My saga began when I went cheerfully to the nearest Orange store in Paris and spent 40 euros on a SIM card with prepaid phone service and 450Mb of data for Net access. When I stepped outside, I found that the data didn't work (no browsing, nothing from Google Maps), so I went back in and asked the saleswoman what was up. She told me to wait 24 hours. So I did. Still didn't work. When I went back to the store, a different salesperson told me he didn't understand the Android phone because Orange didn't sell it. So I went to another Orange store. They told me that only the first store could help me. I went back to the first one, and a different person there told me that he couldn't help me at all—and basically, to please leave. And I wasn't behaving badly (other than not knowing enough French).

The next day, my mood lifted during an excellent lunch with Henrik Moltke of Mozilla Drumbeat. Afterwards, Henrik kindly spent a couple hours with Orange on his own phone, trying to make data work for my Android. Finally it did, for a few minutes, after which the phone would only take calls, but no longer make any. So, I gave up while we spent the next week with friends on a boat we rode down canals through Lorraine and Alsace, at the far end of which I took time out from enjoying Strasbourg to submit my Android to the mercy of one more local Orange store. There, a young man who spoke good English gave me the low-down. “Just don't use data”, he said. “It's too expensive.” He also explained that I had somehow used up my 40 euros and needed to “recharge” the prepay deal. So I bought 35 euros worth of prepaid minutes and no more data. An hour later, the phone would only take calls, but not make any. One more check with an Orange store made it clear that I somehow had used up my fund again.

I spent the next week in the UK hanging with alpha geeks, including Kevin Marks, one of the prime movers behind both microformats and OpenSocial. After inspecting my settings, Kevin suggested that Twitter was to blame. Or rather, me. I had left on Twitter, which went on data hunts frequently. “Hitting the API uses a lot of data”, he said. “It's a lot more than the 140-character postings.”

Since then, I have discovered that 3G data over mobile connections is almost entirely a national affair. Buy 3G data access in one country, and you can't use it in another without risking enormous bills. This is even true in Europe, where the low hurdle to international phone dialing is entering national prefixes, and on many phones, that's automatic. But data is bizarre. It has national borders, like phone systems five decades ago. Responding to a blog post (blogs.law.harvard.edu/doc/2010/06/30/orange-crush) on my woes, Maarten Lens-Fitzgerald of Layar (a Netherlands-based augmented-reality app developed first for Android) commented, “seriously, this is an issue.
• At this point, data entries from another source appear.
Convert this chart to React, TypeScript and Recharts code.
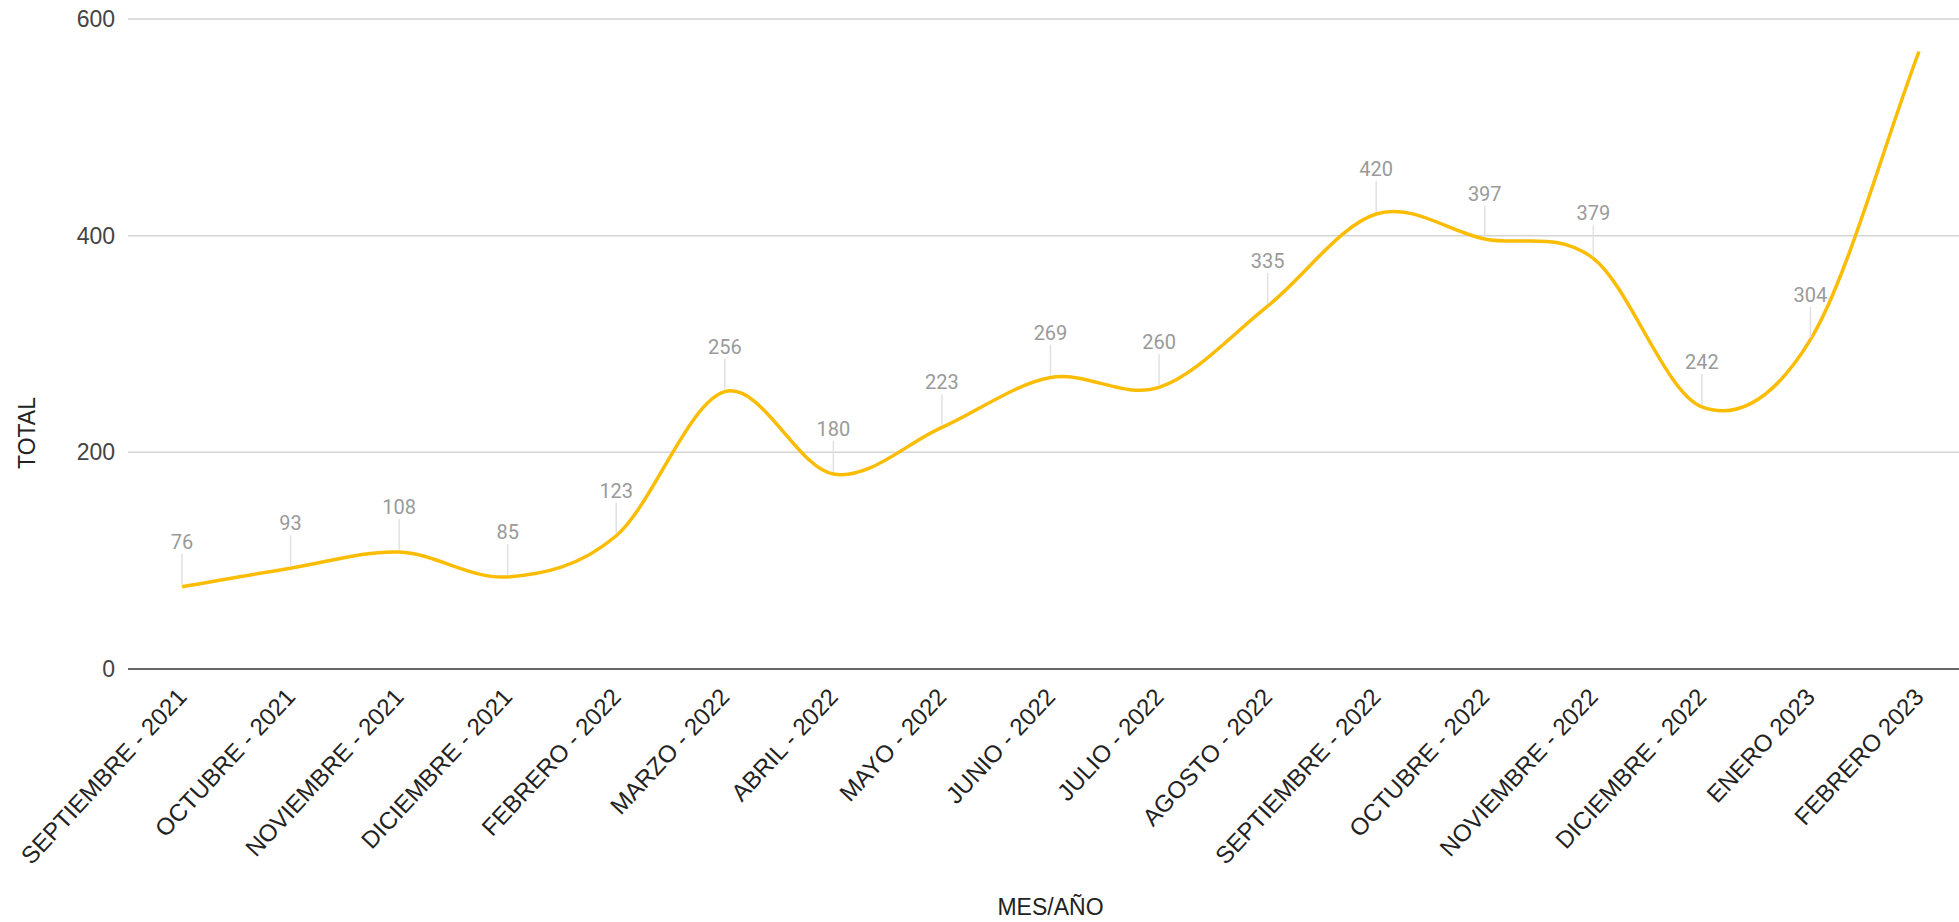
import React from 'react';
import { LineChart, Line, XAxis, YAxis, CartesianGrid, LabelList, Label } from 'recharts';

const months = [
  'SEPTIEMBRE - 2021', 'OCTUBRE - 2021', 'NOVIEMBRE - 2021', 'DICIEMBRE - 2021',
  'FEBRERO - 2022', 'MARZO - 2022', 'ABRIL - 2022', 'MAYO - 2022', 'JUNIO - 2022',
  'JULIO - 2022', 'AGOSTO - 2022', 'SEPTIEMBRE - 2022', 'OCTUBRE - 2022',
  'NOVIEMBRE - 2022', 'DICIEMBRE - 2022', 'ENERO 2023', 'FEBRERO 2023',
];
const totals = [76, 93, 108, 85, 123, 256, 180, 223, 269, 260, 335, 420, 397, 379, 242, 304, 570];
const yTicks = [0, 200, 400, 600];

const data = months.map((m, i) => ({
  month: m,
  total: totals[i],
  label: i < totals.length - 1 ? totals[i] : null,
}));

// Catmull-Rom style smoothing (similar to Google Sheets "smooth" lines)
const smoothCurve = (context: any) => {
  let pts: [number, number][] = [];
  return {
    areaStart() {},
    areaEnd() {},
    lineStart() {
      pts = [];
    },
    point(x: number, y: number) {
      pts.push([+x, +y]);
    },
    lineEnd() {
      const n = pts.length;
      if (n === 0) return;
      context.moveTo(pts[0][0], pts[0][1]);
      if (n === 1) return;
      const tan = (i: number) => {
        const a = pts[Math.max(0, i - 1)];
        const b = pts[Math.min(n - 1, i + 1)];
        const k = i === 0 || i === n - 1 ? 1 : 0.5;
        return [(b[0] - a[0]) * k, (b[1] - a[1]) * k];
      };
      for (let i = 0; i < n - 1; i++) {
        const m0 = tan(i);
        const m1 = tan(i + 1);
        context.bezierCurveTo(
          pts[i][0] + m0[0] / 3, pts[i][1] + m0[1] / 3,
          pts[i + 1][0] - m1[0] / 3, pts[i + 1][1] - m1[1] / 3,
          pts[i + 1][0], pts[i + 1][1],
        );
      }
    },
  };
};

const AXIS_FONT = 'Arial, "Liberation Sans", sans-serif';

const XTick = (props: any) => {
  const { x, y, payload } = props;
  return (
    <g transform={`translate(${x + 6},${y + 29})`}>
      <text
        x={0}
        y={0}
        textAnchor="end"
        transform="rotate(-47)"
        fontSize={24}
        fontFamily={AXIS_FONT}
        fill="#222"
      >
        {payload.value}
      </text>
    </g>
  );
};

const DataLabel = (props: any) => {
  const { x, y, value } = props;
  if (value === null || value === undefined) return null;
  return (
    <g>
      <line x1={x} x2={x} y1={y - 33} y2={y - 2} stroke="#e0e0e0" strokeWidth={1.5} />
      <text
        x={x}
        y={y - 38}
        textAnchor="middle"
        fontSize={20}
        fontFamily="Roboto, sans-serif"
        fill="#9a9a9a"
      >
        {value}
      </text>
    </g>
  );
};

export default function App() {
  return (
    <div
      style={{
        position: 'absolute',
        left: 0,
        top: 0,
        width: 1959,
        height: 922,
        overflow: 'hidden',
        background: '#fff',
      }}
    >
      <LineChart
        width={1973}
        height={922}
        data={data}
        margin={{ top: 19, right: 0, bottom: 0, left: 0 }}
      >
        <CartesianGrid vertical={false} stroke="#d4d4d4" strokeWidth={1.5} />
        <XAxis
          dataKey="month"
          height={253}
          interval={0}
          padding={{ left: 54, right: 54 }}
          tickSize={0}
          tickMargin={0}
          tickLine={false}
          axisLine={{ stroke: '#666', strokeWidth: 2 }}
          tick={<XTick />}
        >
          <Label
            content={(p: any) => {
              const vb = p.viewBox;
              return (
                <text
                  x={vb.x + vb.width / 2}
                  y={vb.y + 246}
                  textAnchor="middle"
                  fontSize={23}
                  fontFamily={AXIS_FONT}
                  fill="#222"
                >
                  MES/AÑO
                </text>
              );
            }}
          />
        </XAxis>
        <YAxis
          width={128}
          domain={[0, 600]}
          ticks={yTicks}
          tickSize={0}
          tickMargin={13}
          axisLine={false}
          tickLine={false}
          tick={{ fontSize: 23, fontFamily: AXIS_FONT, fill: '#444' }}
        >
          <Label
            content={(p: any) => {
              const vb = p.viewBox;
              const cx = vb.x + 27;
              const cy = vb.y + vb.height / 2 + 89;
              return (
                <text
                  x={cx}
                  y={cy}
                  transform={`rotate(-90, ${cx}, ${cy})`}
                  textAnchor="middle"
                  dominantBaseline="central"
                  fontSize={23}
                  fontFamily={AXIS_FONT}
                  fill="#222"
                >
                  TOTAL
                </text>
              );
            }}
          />
        </YAxis>
        <Line
          dataKey="total"
          type={smoothCurve as any}
          stroke="#FBBC04"
          strokeWidth={3.5}
          dot={false}
          activeDot={false}
          isAnimationActive={false}
        >
          <LabelList dataKey="label" content={<DataLabel />} />
        </Line>
      </LineChart>
    </div>
  );
}
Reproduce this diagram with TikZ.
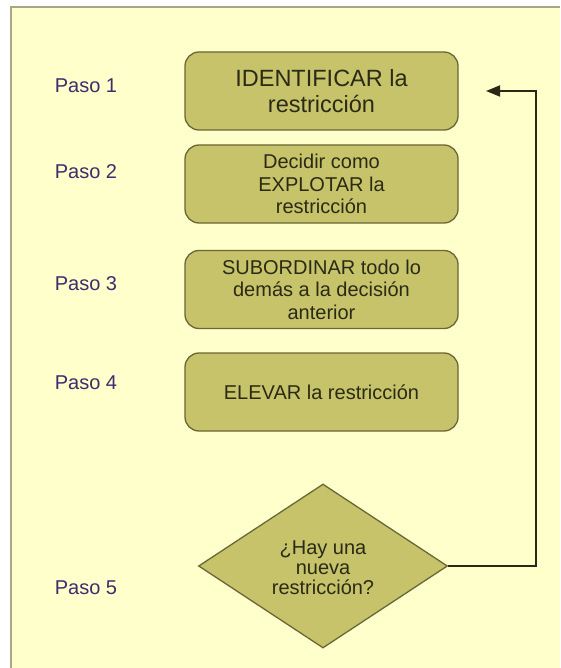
\documentclass[tikz,border=0pt]{standalone}
\usepackage{fontspec}
\setmainfont{Liberation Sans}
\usetikzlibrary{shapes.geometric,arrows.meta}
\definecolor{bgc}{HTML}{FFFFCC}
\definecolor{framec}{HTML}{A8A68A}
\definecolor{boxfill}{HTML}{C6C36B}
\definecolor{boxline}{HTML}{6B6636}
\definecolor{boxtext}{HTML}{2B2A14}
\definecolor{pasoc}{HTML}{3E2C6E}
\definecolor{arrowc}{HTML}{2A2814}
\begin{document}
\begin{tikzpicture}[x=1pt,y=-1pt,
  stepbox/.style={draw=boxline, line width=1.3pt, fill=boxfill, rounded corners=14pt,
    minimum width=273pt, minimum height=78pt, align=center, text=boxtext,
    font=\fontsize{20}{22.5}\selectfont, inner sep=2pt},
  decbox/.style={draw=boxline, line width=1.3pt, fill=boxfill, shape=diamond,
    aspect=1.52, inner sep=0pt, minimum width=249pt, minimum height=164pt,
    align=center, text=boxtext, font=\fontsize{20}{20}\selectfont},
  pasolbl/.style={text=pasoc, font=\fontsize{20}{22}\selectfont, inner sep=0pt},
  link/.style={draw=arrowc, line width=1.8pt, -{Triangle[length=14pt,width=11pt]}}
]
\useasboundingbox (0,0) rectangle (560,668);
\fill[white] (0,0) rectangle (560,668);
\fill[bgc] (11,7) rectangle (560,668);
\draw[framec, line width=1.2pt] (11,668) -- (11,7) -- (560,7);

\node[stepbox, font=\fontsize{23.5}{26}\selectfont] (b1) at (321.5,91) {IDENTIFICAR la\\restricción};
\node[stepbox] (b2) at (321.5,184) {Decidir como\\EXPLOTAR la\\restricción};
\node[stepbox] (b3) at (321.5,289.5) {SUBORDINAR todo lo\\demás a la decisión\\anterior};
\node[stepbox] (b4) at (321.5,392) {ELEVAR la restricción};
\node[decbox] (d5) at (323,566) {\\[-2pt]¿Hay una\\nueva\\restricción?};

\node[pasolbl] (p1) at (86,86) {Paso 1};
\node[pasolbl] (p2) at (86,172) {Paso 2};
\node[pasolbl] (p3) at (86,284) {Paso 3};
\node[pasolbl] (p4) at (86,383) {Paso 4};
\node[pasolbl] (p5) at (86,588) {Paso 5};

\coordinate (tip) at (486,91);
\coordinate (corner) at (536,91);
\draw[link] (d5.east) -| (corner) -- (tip);
\end{tikzpicture}
\end{document}
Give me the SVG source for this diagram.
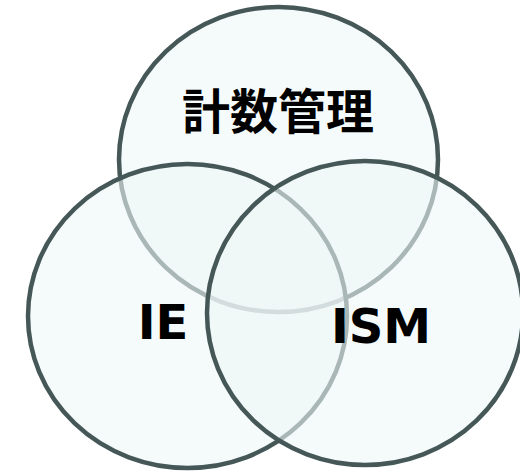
<svg xmlns="http://www.w3.org/2000/svg" width="520" height="473" viewBox="0 0 520 473">
<style>
.c{fill:#eef7f7;fill-opacity:0.6;stroke:#455757;stroke-width:4.5}
.t{font-family:"DejaVu Sans","Noto Sans CJK JP",sans-serif;font-weight:bold;fill:#000;text-anchor:middle}
.j{font-family:"Noto Sans CJK JP",sans-serif;font-weight:bold;fill:#000;text-anchor:middle}
</style>
<rect width="520" height="473" fill="#ffffff"/>
<g id="top"><ellipse class="c" cx="278.5" cy="159.5" rx="159.5" ry="152.5"/></g>
<g id="left"><ellipse class="c" cx="187.5" cy="316" rx="159.5" ry="152"/></g>
<g id="right"><ellipse class="c" cx="365" cy="313" rx="158" ry="152"/></g>
<g id="labels">
<text class="j" x="278" y="129" font-size="48">計数管理</text>
<text class="t" x="163" y="339" font-size="48">IE</text>
<text class="t" x="381" y="343" font-size="48">ISM</text>
</g>
</svg>
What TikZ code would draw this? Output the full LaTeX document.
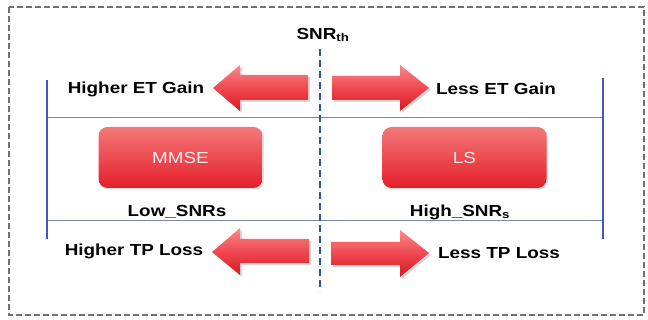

I always use my local SIM while abroad. apart from the cost i mostly don't get past gprs/edge speeds as i am visiting on the network....The world is not flat for mobile subscriptions.”

At least my damage was limited to a couple prepaid funds that ran out. The risk is much higher for 3G customers who don't know they've stepped over a line. Look up 3G bill shock, and you'll get a half-million results, most with high-priced tales of woe. One, in the Guardian (www.guardian.co.uk/money/2010/feb/21/broadband-dongle-roaming-bill-shock), tells of a £7,648.77 bill by Orange for a UK student using his 3G dongle in a normal way, but in France.

I still don't know why international companies like Orange, Vodaphone and T-Mobile have data “roaming” between their own national divisions, while phone roaming has no extra costs. Maybe the problem is regulatory. I don't know—yet. What I do know is that the Net over which Linux was developed, and on which it continues to mature, thanks to code contributions from all over the world, was not made to be fenced off this way. And there should be a limit to our tolerance of it.

Doc Searls is Senior Editor of Linux Journal. He is also a fellow with the Berkman Center for Internet and Society at Harvard University and the Center for Information Technology and Society at UC Santa Barbara.